Bulk beeswax pellets may cost more upfront, yet they can reduce hidden costs. Faster charging can shorten non-productive time. Better dosing can lower formulation variance. Easier handling can cut fatigue and reduce minor incidents. In some plants, these operational gains more than offset the purchase premium.
A useful comparison method is to measure four factors over several batches: average prep time, time to full melt, labor touches per charge, and off-spec or rework events linked to wax addition. This creates a more realistic picture than a price sheet alone.
You should also examine equipment utilization. If a slower-loading wax format causes the vessel to remain occupied longer, the impact can spread downstream. Even a modest delay at the melt stage may limit the number of batches completed per shift. That can be more expensive than any packaging-related price difference.
For users and operators, the most practical conclusion is simple: judge wax format by throughput and repeatability, not just by invoice cost.
If you are deciding between blocks and bulk beeswax pellets, begin with your actual use pattern rather than supplier preference. A few operational questions will usually point to the right answer.
Choose pellets if you run frequent batches, need exact weighing, want quicker charging, or struggle with manual handling of solid wax. Pellets are also a strong choice when recipes change often, when beeswax is added in controlled increments, or when production interruptions carry high cost.
Choose blocks if you melt large amounts at once, have dedicated equipment designed for solid charging, buy in high volume with stable formulations, and do not need frequent partial-unit usage. Blocks can also be acceptable when labor is already structured around pre-breakdown handling and the process is not time-sensitive.
If the choice is not obvious, run a controlled plant trial. Compare both formats under the same vessel conditions, same target batch size, and same operator team. Record loading time, melt profile, cleanup requirements, and any safety observations. A short trial often reveals more than long theoretical debates.

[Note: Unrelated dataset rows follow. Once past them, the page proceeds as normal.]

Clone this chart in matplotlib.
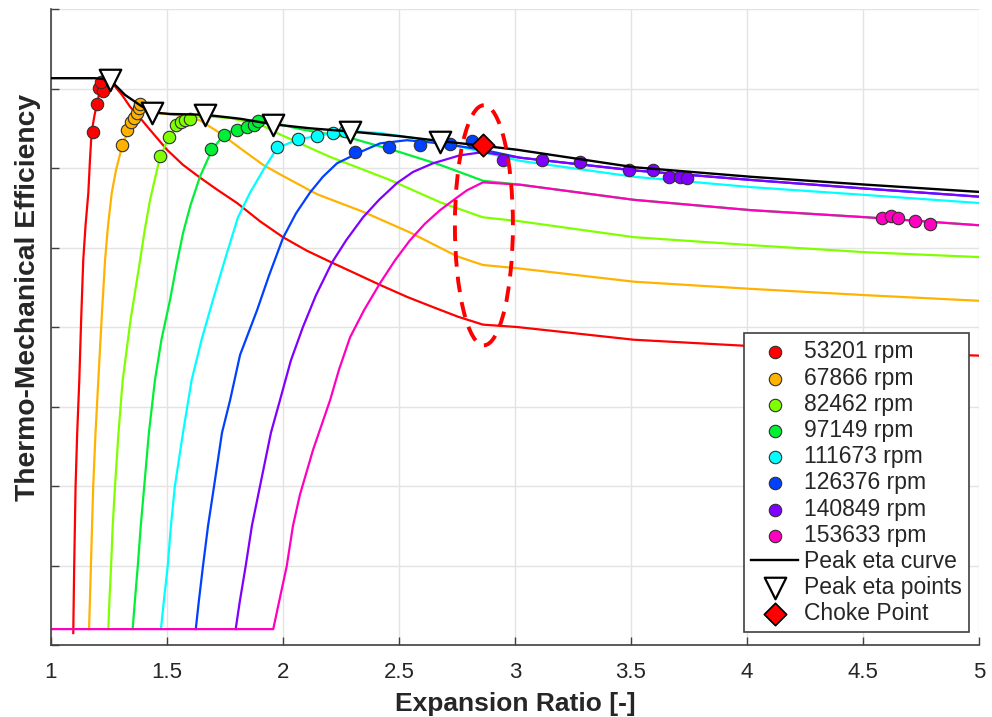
import numpy as np
from matplotlib import pyplot as plt
from matplotlib.patches import Ellipse

plt.rcParams['font.family'] = ['Liberation Sans', 'DejaVu Sans']

# --- speed lines: expansion ratio vs thermo-mechanical efficiency ---
er_53201 = [1.096, 1.098, 1.100, 1.103, 1.106, 1.113, 1.122, 1.130, 1.139, 1.149, 1.161, 1.168, 1.175,
            1.188, 1.197, 1.211, 1.228, 1.250, 1.272, 1.306, 1.341, 1.384, 1.427, 1.500, 1.569, 1.642,
            1.720, 1.802, 1.901, 2.000, 2.103, 2.211, 2.315, 2.418, 2.534, 2.647, 2.754, 2.862, 3.009,
            3.513, 4.017, 4.517, 5.000]
eta_53201 = [0.015, 0.057, 0.099, 0.150, 0.200, 0.267, 0.333, 0.409, 0.484, 0.528, 0.569, 0.610, 0.645,
             0.667, 0.679, 0.698, 0.708, 0.712, 0.704, 0.692, 0.677, 0.663, 0.648, 0.623, 0.604, 0.588,
             0.572, 0.556, 0.533, 0.513, 0.496, 0.481, 0.467, 0.453, 0.438, 0.425, 0.413, 0.403, 0.400,
             0.384, 0.376, 0.369, 0.364]

er_67866 = [1.164, 1.168, 1.172, 1.177, 1.182, 1.192, 1.204, 1.218, 1.233, 1.246, 1.262, 1.280, 1.305,
            1.341, 1.384, 1.440, 1.556, 1.642, 1.728, 1.815, 1.914, 2.000, 2.147, 2.345, 2.547, 2.750,
            2.862, 3.009, 3.513, 4.017, 4.517, 5.000]
eta_67866 = [0.020, 0.057, 0.099, 0.150, 0.200, 0.267, 0.333, 0.409, 0.484, 0.528, 0.569, 0.597, 0.626,
             0.654, 0.677, 0.670, 0.666, 0.660, 0.644, 0.625, 0.604, 0.590, 0.567, 0.545, 0.519, 0.489,
             0.478, 0.474, 0.457, 0.448, 0.440, 0.433]

er_82462 = [1.247, 1.252, 1.259, 1.266, 1.276, 1.291, 1.309, 1.343, 1.384, 1.404, 1.427, 1.470, 1.513,
            1.556, 1.608, 1.664, 1.772, 1.914, 1.974, 2.203, 2.461, 2.677, 2.862, 3.022, 3.513, 4.017,
            4.517, 5.000]
eta_82462 = [0.020, 0.057, 0.099, 0.150, 0.200, 0.267, 0.333, 0.409, 0.484, 0.522, 0.560, 0.614, 0.642,
             0.655, 0.663, 0.665, 0.663, 0.653, 0.644, 0.614, 0.585, 0.557, 0.538, 0.533, 0.513, 0.503,
             0.494, 0.488]

er_97149 = [1.352, 1.362, 1.374, 1.387, 1.402, 1.422, 1.448, 1.476, 1.513, 1.541, 1.569, 1.601, 1.642,
            1.694, 1.746, 1.815, 1.879, 1.922, 1.987, 2.073, 2.289, 2.504, 2.677, 2.862, 3.022, 3.513,
            4.017, 4.517, 5.000]
eta_97149 = [0.020, 0.057, 0.099, 0.150, 0.200, 0.267, 0.333, 0.384, 0.434, 0.478, 0.518, 0.553, 0.589,
             0.623, 0.642, 0.652, 0.657, 0.659, 0.655, 0.649, 0.638, 0.620, 0.604, 0.584, 0.579, 0.560,
             0.547, 0.538, 0.528]

er_111673 = [1.474, 1.487, 1.503, 1.517, 1.534, 1.569, 1.606, 1.649, 1.698, 1.752, 1.806, 1.858, 1.914,
             1.974, 2.065, 2.159, 2.267, 2.418, 2.677, 2.862, 3.022, 3.513, 4.017, 4.517, 5.000]
eta_111673 = [0.020, 0.057, 0.099, 0.150, 0.200, 0.267, 0.333, 0.384, 0.434, 0.487, 0.538, 0.569, 0.597,
              0.625, 0.636, 0.641, 0.647, 0.644, 0.633, 0.620, 0.609, 0.589, 0.576, 0.566, 0.556]

er_126376 = [1.624, 1.638, 1.655, 1.677, 1.703, 1.737, 1.772, 1.815, 1.888, 1.940, 2.000, 2.056, 2.116,
             2.172, 2.233, 2.332, 2.418, 2.534, 2.677, 2.862, 3.022, 3.513, 4.017, 4.517, 5.000]
eta_126376 = [0.020, 0.057, 0.099, 0.150, 0.200, 0.267, 0.308, 0.365, 0.421, 0.465, 0.512, 0.543, 0.569,
              0.589, 0.606, 0.620, 0.631, 0.635, 0.631, 0.623, 0.613, 0.597, 0.585, 0.574, 0.564]

er_140849 = [1.796, 1.815, 1.839, 1.866, 1.901, 1.948, 1.987, 2.034, 2.086, 2.142, 2.211, 2.272, 2.345,
             2.414, 2.491, 2.560, 2.647, 2.763, 2.862, 3.022, 3.513, 4.017, 4.517, 5.000]
eta_140849 = [0.020, 0.057, 0.099, 0.150, 0.200, 0.267, 0.308, 0.358, 0.400, 0.440, 0.481, 0.509, 0.538,
              0.560, 0.581, 0.595, 0.606, 0.616, 0.620, 0.613, 0.597, 0.585, 0.574, 0.564]

er_153633 = [1.000, 1.958, 1.985, 2.016, 2.043, 2.073, 2.129, 2.203, 2.241, 2.289, 2.349, 2.418, 2.483,
             2.547, 2.612, 2.677, 2.741, 2.793, 2.862, 3.022, 3.513, 4.017, 4.517, 5.000]
eta_153633 = [0.020, 0.020, 0.057, 0.099, 0.150, 0.189, 0.245, 0.308, 0.346, 0.387, 0.421, 0.455, 0.484,
              0.509, 0.530, 0.547, 0.561, 0.572, 0.582, 0.579, 0.560, 0.547, 0.538, 0.528]

# --- measured points ---
pts_er_53201 = [1.181, 1.198, 1.207, 1.224, 1.216]
pts_eta_53201 = [0.645, 0.681, 0.701, 0.697, 0.708]
pts_er_67866 = [1.306, 1.328, 1.345, 1.358, 1.371, 1.379, 1.384]
pts_eta_67866 = [0.629, 0.648, 0.658, 0.663, 0.669, 0.675, 0.681]
pts_er_82462 = [1.470, 1.509, 1.539, 1.560, 1.578, 1.599]
pts_eta_82462 = [0.615, 0.639, 0.654, 0.658, 0.660, 0.662]
pts_er_97149 = [1.690, 1.746, 1.802, 1.845, 1.875, 1.892]
pts_eta_97149 = [0.624, 0.642, 0.648, 0.652, 0.654, 0.659]
pts_er_111673 = [1.974, 2.065, 2.147, 2.216, 2.267]
pts_eta_111673 = [0.626, 0.636, 0.640, 0.644, 0.647]
pts_er_126376 = [2.310, 2.457, 2.591, 2.720, 2.815]
pts_eta_126376 = [0.620, 0.626, 0.629, 0.630, 0.634]
pts_er_140849 = [2.948, 3.116, 3.280, 3.491, 3.595, 3.664, 3.711, 3.741]
pts_eta_140849 = [0.610, 0.610, 0.608, 0.597, 0.597, 0.589, 0.589, 0.587]
pts_er_153633 = [4.582, 4.621, 4.651, 4.724, 4.789]
pts_eta_153633 = [0.537, 0.540, 0.537, 0.533, 0.530]

# --- peak efficiency envelope ---
peak_curve_er = [1.000, 1.190, 1.254, 1.319, 1.384, 1.435, 1.513, 1.664, 1.815, 1.957, 2.116, 2.289,
                 2.504, 2.677, 2.862, 3.009, 3.513, 4.017, 4.517, 5.000]
peak_curve_eta = [0.713, 0.713, 0.711, 0.692, 0.679, 0.670, 0.668, 0.667, 0.662, 0.655, 0.650, 0.646,
                  0.640, 0.634, 0.628, 0.623, 0.601, 0.589, 0.579, 0.570]
peak_pts_er = [1.254, 1.435, 1.664, 1.957, 2.289, 2.677]
peak_pts_eta = [0.711, 0.669, 0.667, 0.654, 0.645, 0.633]
choke_er = [2.862]
choke_eta = [0.629]

labels = ['53201 rpm', '67866 rpm', '82462 rpm', '97149 rpm',
          '111673 rpm', '126376 rpm', '140849 rpm', '153633 rpm']
colors = ['#ff0000', '#ffb300', '#80ff00', '#00f035', '#00ffff', '#0040ff', '#8000ff', '#ff00bf']


def plot_chart():
    fig = plt.figure(figsize=(9.92, 7.17), dpi=100)
    ax = fig.add_axes([0.0514, 0.1004, 0.9355, 0.887])

    lines = [(er_53201, eta_53201), (er_67866, eta_67866), (er_82462, eta_82462),
             (er_97149, eta_97149), (er_111673, eta_111673), (er_126376, eta_126376),
             (er_140849, eta_140849), (er_153633, eta_153633)]
    points = [(pts_er_53201, pts_eta_53201), (pts_er_67866, pts_eta_67866),
              (pts_er_82462, pts_eta_82462), (pts_er_97149, pts_eta_97149),
              (pts_er_111673, pts_eta_111673), (pts_er_126376, pts_eta_126376),
              (pts_er_140849, pts_eta_140849), (pts_er_153633, pts_eta_153633)]

    for (x, y), c in zip(lines, colors):
        ax.plot(x, y, color=c, lw=1.6, zorder=2, solid_joinstyle='round')
    for (x, y), c, lab in zip(points, colors, labels):
        ax.scatter(x, y, s=80, color=c, edgecolors='#303030', linewidths=0.8, zorder=3, label=lab)

    ax.plot(peak_curve_er, peak_curve_eta, color='black', lw=1.7, zorder=4, label='Peak eta curve')
    ax.scatter(peak_pts_er, peak_pts_eta, marker='v', s=240, facecolors='white',
               edgecolors='black', linewidths=1.6, zorder=5, label='Peak eta points')
    ax.scatter(choke_er, choke_eta, marker='D', s=130, color='red', edgecolors='black',
               linewidths=1.2, zorder=6, label='Choke Point')

    # highlight of the choke region
    ell = Ellipse((2.866, 0.528), 0.25, 0.302, fill=False, edgecolor='red', lw=2.8,
                  linestyle=(0, (4, 2.6)), zorder=7)
    ax.add_patch(ell)

    ax.set_xlim(1, 5)
    ax.set_ylim(0, 0.8)
    ax.set_xticks([1, 1.5, 2, 2.5, 3, 3.5, 4, 4.5, 5])
    ax.set_xticklabels(['1', '1.5', '2', '2.5', '3', '3.5', '4', '4.5', '5'])
    ax.set_yticks([0, 0.1, 0.2, 0.3, 0.4, 0.5, 0.6, 0.7, 0.8])
    ax.set_yticklabels([])
    ax.tick_params(direction='in', length=6, width=1, colors='#404040', labelsize=16,
                   labelcolor='#262626', pad=12)
    ax.grid(True, color='#e3e3e3', lw=1)
    ax.set_axisbelow(True)
    for side in ['top', 'right']:
        ax.spines[side].set_visible(False)
    for side in ['left', 'bottom']:
        ax.spines[side].set_color('#404040')
        ax.spines[side].set_linewidth(1.2)

    ax.set_xlabel('Expansion Ratio [-]', fontsize=19, fontweight='bold', color='#262626', labelpad=7)
    ax.set_ylabel('Thermo-Mechanical Efficiency', fontsize=20.3, fontweight='bold', color='#262626')
    ax.yaxis.set_label_coords(-0.011, 0.547)

    leg = ax.legend(loc='lower right', bbox_to_anchor=(0.989, 0.020), borderaxespad=0,
                    fontsize=16.5, frameon=True, fancybox=False, edgecolor='#404040',
                    framealpha=1, labelspacing=0.14, handlelength=2.05, handletextpad=0.25,
                    borderpad=0.3, scatterpoints=1)
    leg.get_frame().set_linewidth(1.2)
    for t in leg.get_texts():
        t.set_color('#262626')

    fig.savefig('out.png', dpi=100)


if __name__ == '__main__':
    plot_chart()
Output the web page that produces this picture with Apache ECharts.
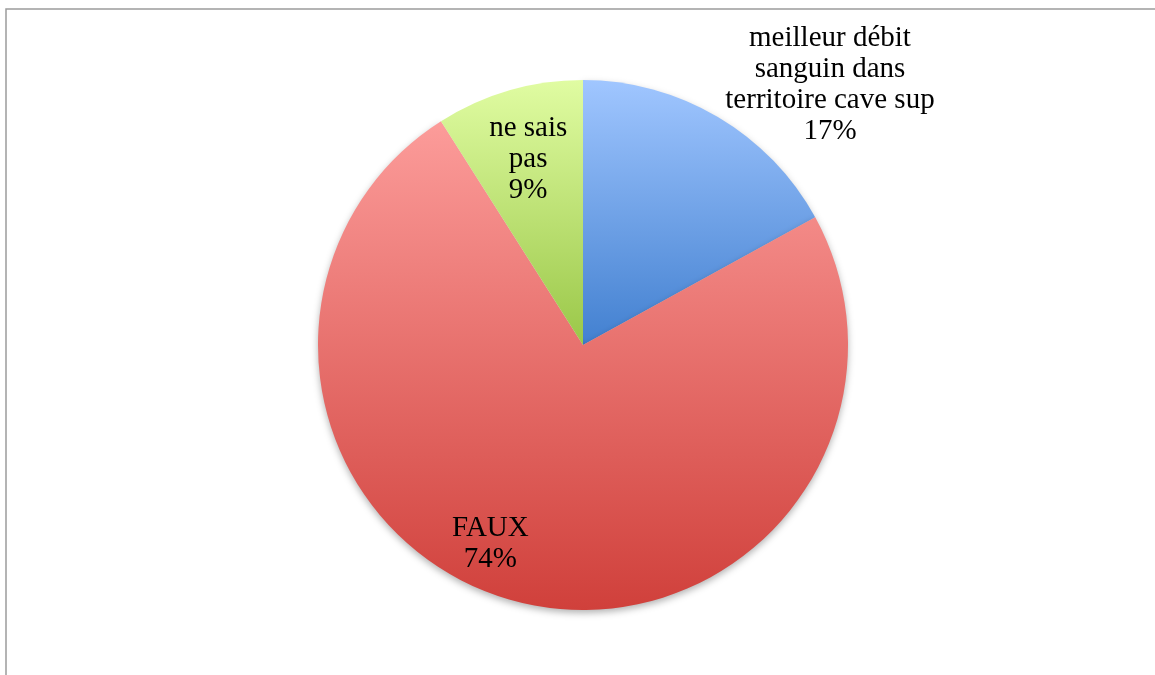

Also review supplier consistency. Pellet size uniformity, cleanliness, and packaging durability matter. So do block dimensions, hardness, and ease of separation. A good format supplied poorly will still cause line problems. Procurement and operations should evaluate the supplier as carefully as the form factor itself.
Finally, think beyond today’s production rate. If your line is expected to scale, automate, or diversify, pellets often offer better compatibility with future process improvements. They are generally easier to integrate into semi-automated dosing and controlled material-feed systems than large wax blocks.
For most production environments focused on speed, flexibility, and operator efficiency, bulk beeswax pellets are the stronger choice. They simplify handling, support more accurate dosing, and usually help the melting process start faster and more evenly. Those benefits are especially valuable in multi-batch operations and formula-driven manufacturing.
Blocks still have a role in large, stable, bulk-melt systems where the process can absorb slower handling and where purchase price is the main priority. But in many real-world facilities, the operational burden of cutting, portioning, and waiting offsets that advantage.
If your goal is faster production on the shop floor, not just lower nominal material cost, pellets are usually the better fit. The best decision comes from matching wax format to vessel design, batch frequency, labor conditions, and control requirements. When those factors are measured honestly, the answer is often clear.